Le Rassemblement national démocratique (Rnd) s'est souvenu, hier, de son fondateur Cheikh Anta Diop à l'occasion du 37e anniversaire de sa disparition. Le parti a revisité l'histoire de l'historien qui, en plus, a été un acteur majeur de la sphère politique des années postindépendances. Le Secrétaire général actuel du Rnd, Bouna Alboury Ndiaye, a salué la mémoire d'un scientifique, dont les théories restent toujours d'actualité au regard de la situation socioéconomique, mais aussi politique de l'Afrique. Selon lui, " force est de constater que les idées qu'il a toujours prônées, fruits de la pensée scientifique mise au service du projet politique qui est le sien, constituent la source d'inspiration première du continent et de sa jeunesse en particulier, pour la libération et la renaissance de l'Afrique ".

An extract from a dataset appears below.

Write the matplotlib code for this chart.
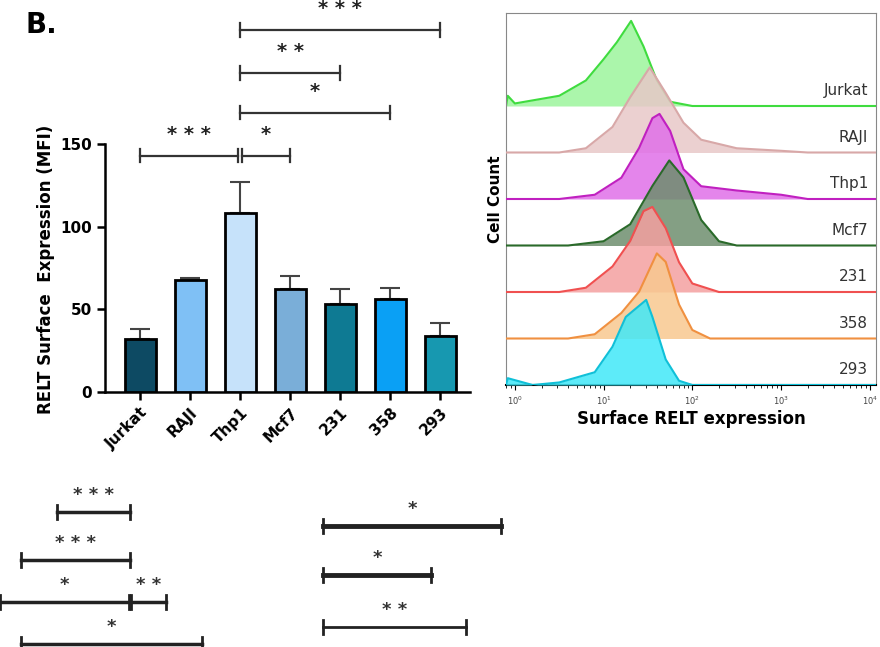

Bouna Alboury Ndiaye se désole de constater que plus de six décennies après les indépendances, l'Afrique reste toujours à la traîne, souffrant de sa balkanisation. À cet égard, il soutient que l'élite politique doit faire sienne les enseignants de l'auteur de " Nations nègres et Culture ". " Face à une telle situation et devant l'urgente nécessité pour l'Afrique de reprendre l'initiative historique et bâtir elle-même son avenir, les Africains doivent s'approprier la pensée et le projet politiques de Cheikh Anta Diop qui constituent la seule voie de salut pour le continent ", a-t-il argumenté. Le Sg du Rnd appelle les acteurs politiques à intéresser la jeunesse au panafricanisme. Pour lui, il s'agit d'une urgence. Bouna Alboury Ndiaye a, par ailleurs, ajouté que son parti compte jouer pleinement sa partition pour justement préserver le legs de Cheikh Anta Diop qui aurait eu 100 ans en cette année 2023. Assane FALL
PR ABOUBACRY MOUSSA LAM ÉGYPTOLOGUE : " Cheikh Anta Diop a posé très tôt la problématique des curricula ".
Interpellé dans la célébration du 37e anniversaire de la mort du Pr Cheikh Anta Diop (7 février 1986) l'enseignant-chercheur à la retraite, le Pr Aboubacry Moussa Lam, disciple du savant, revient sur certains aspects des travaux de celui-ci. M. Lam souligne que le parrain de l'Ucad avait posé, très tôt, la problématique des curricula dans les systèmes de formation et d'éducation.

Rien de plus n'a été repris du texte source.